MV Norris Castle (1942)

History
- Name: LCT 828; NSCL 1; Norris Castle; Nereis; Aghios Dionisios; Galina S;
- Owner: Royal Navy; Red Funnel; Compania Maritima Santa Kynaki SA; D Filipopulous; National Shipping Company;
- Port of registry: Southampton; Panama; San Lorenzo, Honduras;
- Route: Southampton–Cowes/East Cowes
- Completed: 1942
- Acquired: 1947
- Maiden voyage: 23 July 1948
- Out of service: 1962
- Identification: IMO number: 5004831
- Fate: Sold to Greek owners

General characteristics
- Type: Car ferry
- Tonnage: 473 GT
- Length: 180 ft (55 m)
- Beam: 38 feet 1 inch (11.61 m)
- Installed power: Davy Paxman & Co diesel engine
- Propulsion: Twin screw
- Capacity: 250 passengers; 30 cars;

= MV Norris Castle (1942) =

Former Isle of Wight car and passenger ferry

MV Norris Castle was built, in 1942, by Alexander Finlay & Co in Glasgow. She was originally constructed as a tank landing craft, LCT 828, for the Normandy landings. She was 180 feet long and had a capacity of 473 gross tons. Acquired in 1947 by Red Funnel, she made her first service voyage on 23 July 1948 and operated as a car ferry until sold in 1962. As she could load from both the front and side, she was used on the Southampton to East Cowes service.
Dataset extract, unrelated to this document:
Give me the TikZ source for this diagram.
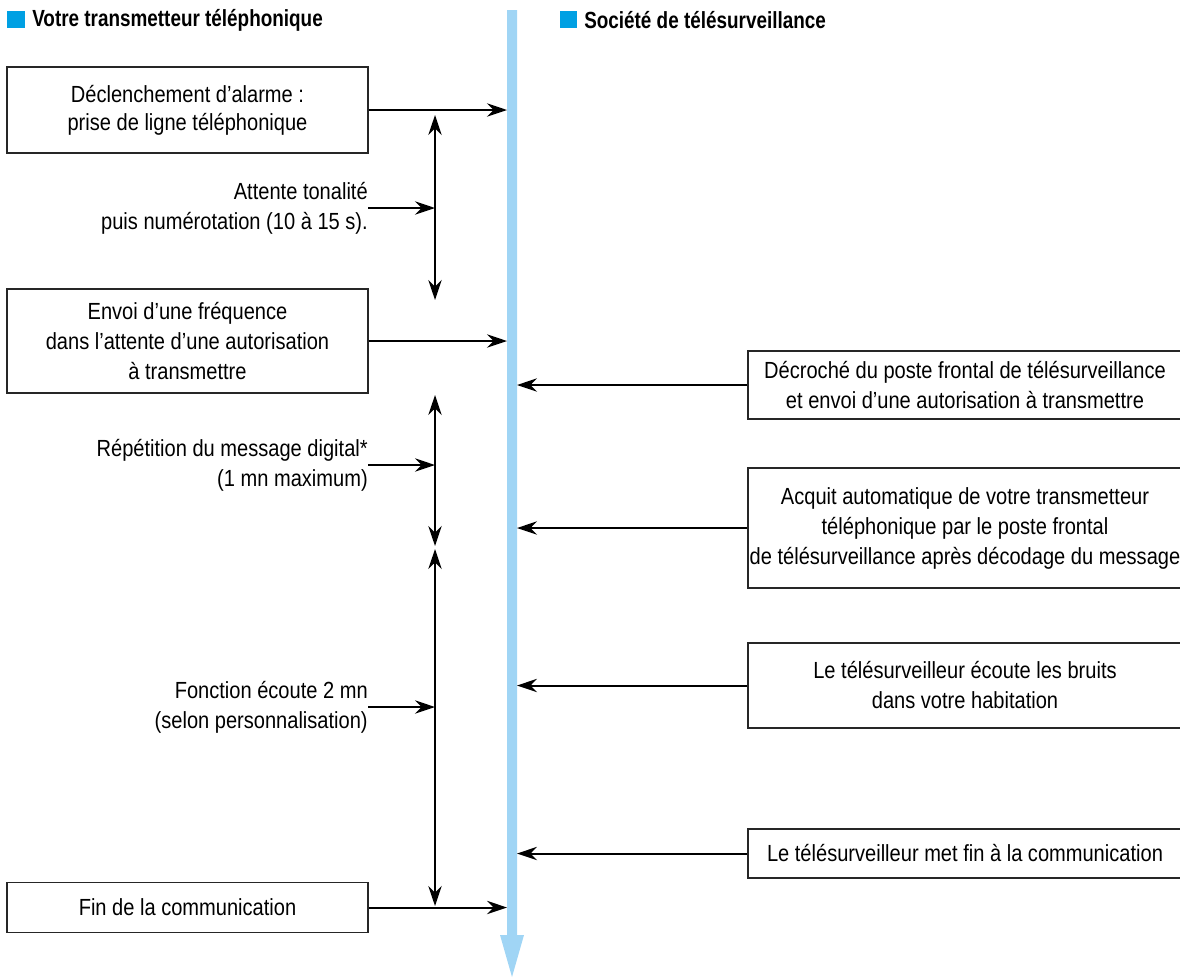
\documentclass[tikz,border=0pt]{standalone}
\usepackage{fontspec}
\setmainfont[FakeStretch=0.86]{Liberation Sans}
\newfontfamily\headfont[FakeStretch=0.81]{Liberation Sans Bold}
\usetikzlibrary{arrows.meta}
\definecolor{headblue}{RGB}{0,160,227}
\definecolor{barblue}{RGB}{160,213,245}

\begin{document}
\begin{tikzpicture}[x=0.75pt,y=0.75pt,yscale=-1,xscale=1,
    >={Stealth[length=15pt,width=10pt]},
    every node/.style={font=\fontsize{17.5pt}{22.5pt}\selectfont},
    leftbox/.style={draw=black!85,line width=0.9pt,minimum width=270.75pt,align=center,inner sep=1pt},
    rightbox/.style={draw=black!85,line width=0.9pt,minimum width=325.5pt,align=center,inner sep=1pt},
    sidelabel/.style={anchor=east,align=right,inner sep=0pt},
    header/.style={anchor=west,inner sep=0pt,font=\headfont\fontsize{17.5pt}{22.5pt}\selectfont},
    flow/.style={->,line width=1.5pt},
    span/.style={<->,line width=1.5pt}]
        \useasboundingbox (0,0) rectangle (1180,978);
        %Headers
        \fill [headblue] (7,11) rectangle (25,28) ;
        \node [header] (headL) at (32,20) {Votre transmetteur téléphonique};
        \fill [headblue] (560,11) rectangle (577,28) ;
        \node [header] (headR) at (584,20) {Société de télésurveillance};
        %Time bar
        \fill [barblue] (507,10) -- (517,10) -- (517,935) -- (524,935) -- (512,977) -- (500,935) -- (507,935) -- cycle ;
        \coordinate (barL) at (507,0);
        \coordinate (barR) at (517,0);

        %Left boxes
        \node [leftbox,minimum height=64.5pt,font=\fontsize{17.5pt}{21pt}\selectfont] (alarm) at (187.5,110) {Déclenchement d’alarme :\\prise de ligne téléphonique};
        \node [leftbox,minimum height=78pt] (freq) at (187.5,341) {Envoi d’une fréquence\\dans l’attente d’une autorisation\\à transmettre};
        \node [leftbox,minimum height=37.5pt] (fin) at (187.5,907.5) {Fin de la communication};
        %Right boxes
        \node [rightbox,minimum height=51pt] (decroche) at (965,385) {Décroché du poste frontal de télésurveillance\\et envoi d’une autorisation à transmettre};
        \node [rightbox,minimum height=90pt] (acquit) at (965,528) {Acquit automatique de votre transmetteur\\téléphonique par le poste frontal\\de télésurveillance après décodage du message};
        \node [rightbox,minimum height=63.75pt] (ecoute) at (965,685.5) {Le télésurveilleur écoute les bruits\\dans votre habitation};
        \node [rightbox,minimum height=36.75pt] (finsurv) at (965,853.5) {Le télésurveilleur met fin à la communication};
        %Durations
        \node [sidelabel] (tone) at (368,208) {Attente tonalité\\puis numérotation (10 à 15 s).};
        \node [sidelabel] (repeat) at (368,465) {Répétition du message digital*\\(1 mn maximum)};
        \node [sidelabel] (listen) at (368,707) {Fonction écoute 2 mn\\(selon personnalisation)};
        \coordinate (w1a) at (435,115);
        \coordinate (w1b) at (435,300);
        \coordinate (w2a) at (435,395);
        \coordinate (w2b) at (435,546);
        \coordinate (w3a) at (435,549);
        \coordinate (w3b) at (435,906);
        \draw [span] (w1a) -- (w1b) ;
        \draw [span] (w2a) -- (w2b) ;
        \draw [span] (w3a) -- (w3b) ;
        \draw [flow] (tone.east) -- (tone.east -| w1a) ;
        \draw [flow] (repeat.east) -- (repeat.east -| w2a) ;
        \draw [flow] (listen.east) -- (listen.east -| w3a) ;

        %Messages to the bar
        \draw [flow] (alarm.east) -- (alarm.east -| barL) ;
        \draw [flow] (freq.east) -- (freq.east -| barL) ;
        \draw [flow] (fin.east) -- (fin.east -| barL) ;
        \draw [flow] (decroche.west) -- (decroche.west -| barR) ;
        \draw [flow] (acquit.west) -- (acquit.west -| barR) ;
        \draw [flow] (ecoute.west) -- (ecoute.west -| barR) ;
        \draw [flow] (finsurv.west) -- (finsurv.west -| barR) ;
\end{tikzpicture}
\end{document}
Norris Castle made her last sailing for Red Funnel on 16 March 1962.

After withdrawal from service in 1962, she was sold to Compania Maritima Santa Kynaki SA for further service in the Greek Islands. The same year ownership was passed to D Filipopulous and she was renamed Aghios Dionisios. In 2000, she was renamed Galina S by her new owners, the National Shipping Company, and registered in Honduras. She still appeared on Lloyds Register in 2008–09, though with no details of ownership or registration.